Inductive sets are sets such that

1. $\emptyset\in A$, where $A$ is the inductive set under consideration.
2. $x\in A\implies x^+\in A$, where $x^+=x\cup \{x\}$

Natural numbers (here, natural numbers include $0$) are those sets that are present in every inductive set. Let us explore this strand of thought more.

Clearly, $\emptyset$ belongs to every inductive set. Hence, it also belongs to the set of natural numbers (or $\Bbb{N}$). Also, seeing as $0^+,0^{++},\dots$ belong to every inductive set, all these elements make up the set of natural numbers.

An inductive set that is a proper superset of $\Bbb{N}$ would be $\{0,0.5,1,1.5,2,2.5,\dots\}$. The successor of every element is there in this set, and it also contains $0$. Hence, it is an inductive set.

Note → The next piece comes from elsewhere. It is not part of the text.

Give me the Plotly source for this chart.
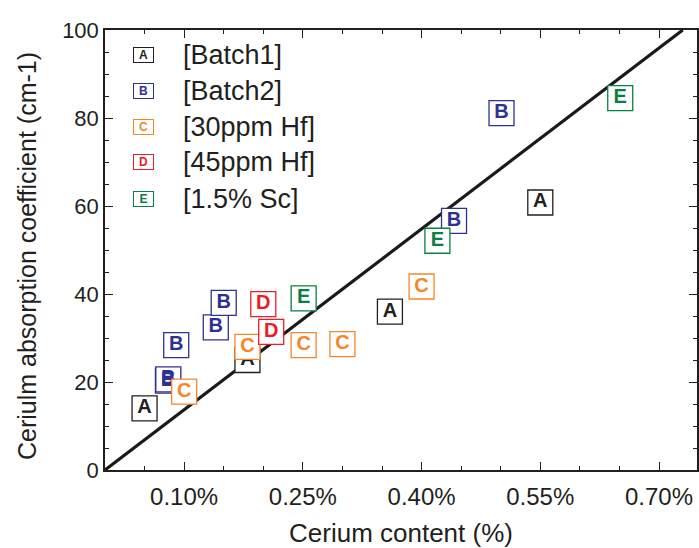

EDIT: I forgot to mention the motivation behind writing this post. To prove a property for all elements in an inductive set, we have to prove it for all elements without predecessors, and then show that if $a$ satisfies the property, then so does $a^+$. For example, in the inductive set $\{0,0.5,1,1.5,2,2.5,\dots\}$, we have to prove the property for $0$ and $0.5$, and then also prove that $a$ satisfies the property $\implies$ $a^+$ satisfies the property. Because the only starting point of $\Bbb{N}$ (element without predecessor) is $0$, now you  know how and why induction works in natural numbers.